Com a “Trilogia dos Dólares” (1964 - 1966) no coração e espaço, especial sublinha-se, reservado para “C'era una volta il West” (1968), há um mini-ensaio particularmente belo aqui cativado: quando Jill, personificada por Claudia Cardinale, sai da estação de comboios, uma grua eleva a câmara, revelando a cidade pré-fabricada no deserto num travelling vertical. Fajardo mimetiza esse movimento com um drone, enquanto a música de Morricone nunca descose da transição - momento único de belo coito cinéfilo. Segue-se a vibração quase pueril perante a grandiosidade de “Giù la testa” (“Duck, You Sucker”, 1971) e, por fim, o lamento por “Once Upon a Time in America” (1984), o filme no qual Leone trabalhou durante 12 anos, apenas para ser retalhado pelo estúdio numa versão reduzida, pronta a servir a um público apressado. Pouco tempo depois, o seu maestro morre. Fajardo visita o seu túmulo numa espécie de epílogo meta, a conclusão natural desta sua peregrinação “religiosa”. 

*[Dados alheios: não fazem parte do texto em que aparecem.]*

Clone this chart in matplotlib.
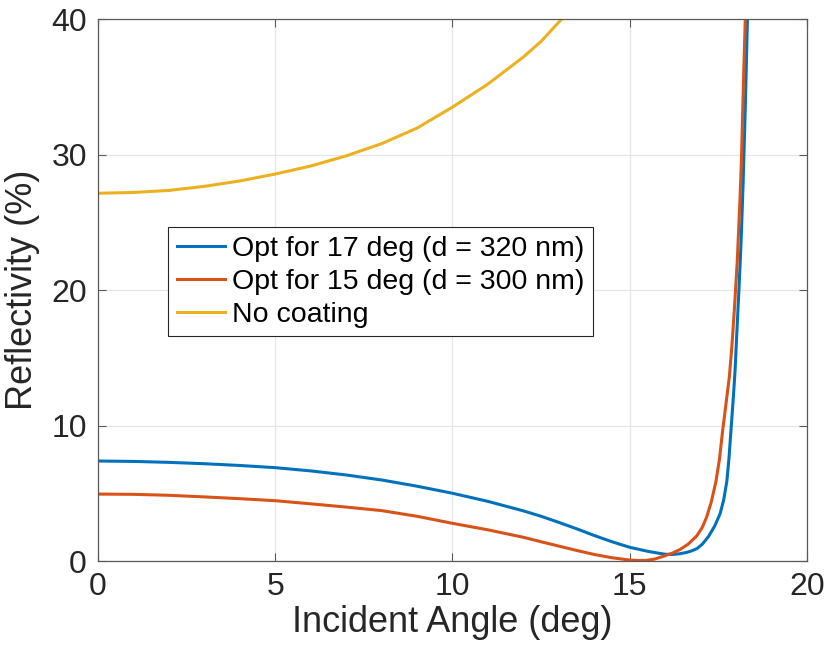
import matplotlib
matplotlib.use("Agg")
import matplotlib.pyplot as plt

plt.rcParams['font.family'] = ['Liberation Sans', 'DejaVu Sans']

# Data
angle_blue = [0, 1, 2, 3, 4, 5, 6, 7, 8, 9, 10, 11, 12, 12.5, 13, 13.5, 14, 14.5, 15, 15.5,
              15.8, 16.0, 16.2, 16.4, 16.6, 16.75, 16.9, 17.05, 17.22, 17.4, 17.55, 17.65,
              17.74, 17.8, 17.86, 17.92, 17.97, 18.02, 18.08, 18.14, 18.2, 18.26, 18.32]
refl_blue = [7.38, 7.35, 7.28, 7.18, 7.05, 6.89, 6.65, 6.35, 5.98, 5.52, 5.0, 4.4, 3.7, 3.3,
             2.85, 2.38, 1.88, 1.42, 1.01, 0.72, 0.58, 0.5, 0.48, 0.53, 0.63, 0.75, 0.92, 1.25,
             1.8, 2.6, 3.5, 4.5, 5.9, 7.6, 9.8, 12.0, 14.0, 16.8, 20.0, 23.5, 28.0, 33.5, 40.0]

angle_red = [0, 1, 2, 3, 4, 5, 6, 7, 8, 9, 10, 11, 12, 12.5, 13, 13.5, 14, 14.5, 15, 15.25,
             15.45, 15.7, 15.95, 16.2, 16.42, 16.65, 16.89, 17.05, 17.17, 17.3, 17.43, 17.53,
             17.62, 17.72, 17.81, 17.88, 17.95, 18.03, 18.11, 18.15, 18.185, 18.22, 18.26]
refl_red = [4.94, 4.92, 4.85, 4.73, 4.6, 4.45, 4.22, 3.98, 3.72, 3.3, 2.78, 2.3, 1.75, 1.42,
            1.1, 0.78, 0.48, 0.24, 0.07, 0.04, 0.04, 0.14, 0.35, 0.58, 0.85, 1.25, 1.85, 2.5,
            3.25, 4.35, 5.85, 7.5, 9.6, 11.7, 13.6, 15.8, 18.5, 22.0, 26.7, 29.5, 33.0, 36.5, 40.0]

angle_none = [0, 1, 2, 3, 4, 5, 6, 7, 8, 9, 10, 10.5, 11, 11.5, 12, 12.5, 13.08]
refl_none = [27.14, 27.2, 27.35, 27.65, 28.05, 28.56, 29.15, 29.9, 30.8, 31.95, 33.5, 34.35,
             35.2, 36.2, 37.2, 38.35, 40.0]

labels = ['Opt for 17 deg (d = 320 nm)', 'Opt for 15 deg (d = 300 nm)', 'No coating']
colors = ['#0072BD', '#D95319', '#EDB120']

fig = plt.figure(figsize=(8.27, 6.54), dpi=100)
ax = fig.add_axes([0.1185, 0.1422, 0.8573, 0.8287])

ax.plot(angle_blue, refl_blue, color=colors[0], lw=2.2, label=labels[0])
ax.plot(angle_red, refl_red, color=colors[1], lw=2.2, label=labels[1])
ax.plot(angle_none, refl_none, color=colors[2], lw=2.2, label=labels[2])

ax.set_xlim(0, 20)
ax.set_ylim(0, 40)
ax.set_xticks([0, 5, 10, 15, 20])
ax.set_yticks([0, 10, 20, 30, 40])
ax.grid(True, color='#e6e6e6', lw=0.9)
ax.set_axisbelow(True)
for s in ax.spines.values():
    s.set_color('#5a5a5a')
    s.set_linewidth(0.9)
ax.tick_params(direction='in', top=True, right=True, length=6, width=0.8,
               labelsize=23, colors='#262626', pad=8)
ax.tick_params(color='#5a5a5a')
ax.set_xlabel('Incident Angle (deg)', fontsize=26, color='#262626', labelpad=2)
ax.set_ylabel('Reflectivity (%)', fontsize=26, color='#262626', labelpad=8)

leg = ax.legend(loc='upper left', bbox_to_anchor=(0.099, 0.616), fontsize=20.5,
                frameon=True, fancybox=False, edgecolor='#262626', framealpha=1,
                handlelength=1.7, handletextpad=0.25, borderpad=0.3, labelspacing=0.25,
                borderaxespad=0)
leg.get_frame().set_linewidth(0.8)

fig.savefig('out.png', dpi=100)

O que deixa para trás é um objeto de amor, com alguma pretensão de ser um ensaio sobre o autor, mas sem nunca se desprender da sua declaração romântica. O Cinema, neste caso Leone, é vingado, segundo a sua perspetiva, clarificado como padroeiro. Quando há amor, há Cinema, e, por sua vez, Cinefilia. Esse desígnio, ou maldição, como alguns preferem chamar-lhe.